Corp Comm Connects

Trudeau, Wynne mark opening of Toronto-Vaughan subway extension

Torontosun.com
Antonella Arturso
Dec. 15, 2017

TTC subway riders are about to find out what $3.2 billion buys in underground transit as the Line 1 extension to Vaughan opens this weekend.

Prime Minister Justin Trudeau, Premier Kathleen Wynne, Toronto Mayor John Tory and York Region Chairman and CEO Wayne Emmerson cut a ribbon Friday to commemorate the first TTC subway to extend beyond the 416 boundaries.

As the politicians celebrated inside the York University station, one of six new TTC subway stations, subcontract workers claiming unpaid wages protested outside an issue that still has to be settled before the final price tag is clear.

A project jointly-funded by federal, provincial, City of Toronto and York Region governments, the subway is designed to get suburbanites out of their cars and onto transit in a move to ease gridlock.

While the York University stop is likely to prove very popular with students and staff, several of the other stations are not in pedestrian-friendly zones, and many 905ers would have to take a bus to them which would mean double fares.

Politicians are predicting more development around the new line extension, although it’s big box-type stores as far as the eye can see surrounding the Vaughan Metropolitan Centre station.

The TTC under orders from politicians has already built a Sheppard line dubbed by critics ‘the subway to nowhere,’ and there has been concern voiced about the value of the multi-billion-dollar Scarborough subway that will now feature only one stop.

Still, the politicians attending the celebration ahead of Sunday’s opening of the 8.6-kilometre Toronto-York Spadina extension were enthusiastic about this 905 breakthrough project.
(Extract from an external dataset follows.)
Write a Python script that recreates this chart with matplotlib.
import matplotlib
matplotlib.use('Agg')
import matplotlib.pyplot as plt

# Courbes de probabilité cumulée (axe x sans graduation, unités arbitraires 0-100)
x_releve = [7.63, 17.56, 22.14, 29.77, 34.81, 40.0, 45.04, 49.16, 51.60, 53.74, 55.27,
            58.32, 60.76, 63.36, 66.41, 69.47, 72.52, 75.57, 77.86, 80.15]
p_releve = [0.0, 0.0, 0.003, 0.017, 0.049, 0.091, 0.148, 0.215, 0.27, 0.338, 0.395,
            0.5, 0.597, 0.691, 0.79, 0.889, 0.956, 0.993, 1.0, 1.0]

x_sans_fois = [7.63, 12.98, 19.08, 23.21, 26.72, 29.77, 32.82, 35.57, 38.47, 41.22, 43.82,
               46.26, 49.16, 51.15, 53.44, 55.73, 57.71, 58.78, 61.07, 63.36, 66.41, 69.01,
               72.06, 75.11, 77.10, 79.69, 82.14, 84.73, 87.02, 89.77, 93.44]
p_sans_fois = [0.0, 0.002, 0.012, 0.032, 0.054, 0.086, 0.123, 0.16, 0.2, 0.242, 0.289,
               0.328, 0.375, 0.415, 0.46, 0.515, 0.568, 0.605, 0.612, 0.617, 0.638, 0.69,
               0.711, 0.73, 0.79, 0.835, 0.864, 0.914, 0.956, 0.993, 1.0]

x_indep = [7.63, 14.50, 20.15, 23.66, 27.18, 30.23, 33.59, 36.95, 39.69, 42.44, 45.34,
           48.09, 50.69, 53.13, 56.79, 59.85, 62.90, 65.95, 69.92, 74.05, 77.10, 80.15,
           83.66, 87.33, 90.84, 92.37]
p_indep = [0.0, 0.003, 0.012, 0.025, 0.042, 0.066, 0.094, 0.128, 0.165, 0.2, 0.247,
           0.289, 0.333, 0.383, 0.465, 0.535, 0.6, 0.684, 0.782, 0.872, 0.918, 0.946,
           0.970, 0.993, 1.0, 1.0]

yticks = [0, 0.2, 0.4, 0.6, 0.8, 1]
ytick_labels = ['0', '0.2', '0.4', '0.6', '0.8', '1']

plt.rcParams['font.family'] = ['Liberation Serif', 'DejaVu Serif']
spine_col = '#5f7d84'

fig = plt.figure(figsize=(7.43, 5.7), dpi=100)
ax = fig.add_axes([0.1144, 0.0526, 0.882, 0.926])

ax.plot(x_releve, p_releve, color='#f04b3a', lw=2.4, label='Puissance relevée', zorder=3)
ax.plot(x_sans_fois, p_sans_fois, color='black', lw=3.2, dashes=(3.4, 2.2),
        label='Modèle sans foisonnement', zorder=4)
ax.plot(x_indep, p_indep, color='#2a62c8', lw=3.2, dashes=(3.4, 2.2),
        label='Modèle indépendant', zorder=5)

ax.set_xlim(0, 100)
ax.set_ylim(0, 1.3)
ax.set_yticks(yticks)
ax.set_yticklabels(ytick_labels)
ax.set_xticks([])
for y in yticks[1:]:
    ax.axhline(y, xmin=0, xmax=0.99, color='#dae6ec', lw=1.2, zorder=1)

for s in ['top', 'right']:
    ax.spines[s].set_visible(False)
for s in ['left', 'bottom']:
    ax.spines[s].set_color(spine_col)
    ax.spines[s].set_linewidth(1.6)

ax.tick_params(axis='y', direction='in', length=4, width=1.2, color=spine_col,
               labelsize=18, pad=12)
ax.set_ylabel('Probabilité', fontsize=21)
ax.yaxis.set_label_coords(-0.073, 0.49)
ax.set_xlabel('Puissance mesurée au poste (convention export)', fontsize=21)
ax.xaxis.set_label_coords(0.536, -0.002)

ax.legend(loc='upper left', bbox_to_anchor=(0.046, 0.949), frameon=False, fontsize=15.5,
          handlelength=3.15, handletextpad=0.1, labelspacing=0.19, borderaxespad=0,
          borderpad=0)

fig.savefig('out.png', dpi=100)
Trudeau said this line will help get people to university, job opportunities and community events.

“As Torontonians know all too well, growing population has resulted in more cars on the road, more people on the bus, more time spent waiting for the subway which means less time at home,” Trudeau said. “Transit services had trouble keeping up with the growing demand.”

Premier Kathleen Wynne credited former finance ministers Liberal Greg Sorbara and Conservative Jim Flaherty, who reached across a political divide to help get the project rolling.

One of the first things he learned when he became mayor was that the York-Spadina project was over budget and behind schedule, likely not to be opened until 2019 and at a cost of hundreds of millions more than projected, Tory said.

He said TTC CEO Andy Byford came forward with a plan the mayor endorsed that put the project “back on track.”

“This is an important investment in transit and in the Greater Toronto region,” Tory said. “We have to keep investing in our transit network.”

Doug Ford, who has announced plans to run against Tory in next fall’s municipal election, said the York-Spadina project is $1.2 billion over its initial budget, and people who worked on it are being forced to take a fraction of what they’re owed.

“John Tory, pay your bills to the hardworking people who built the subway,” Ford said. “This is another billion-dollar boondoggle.”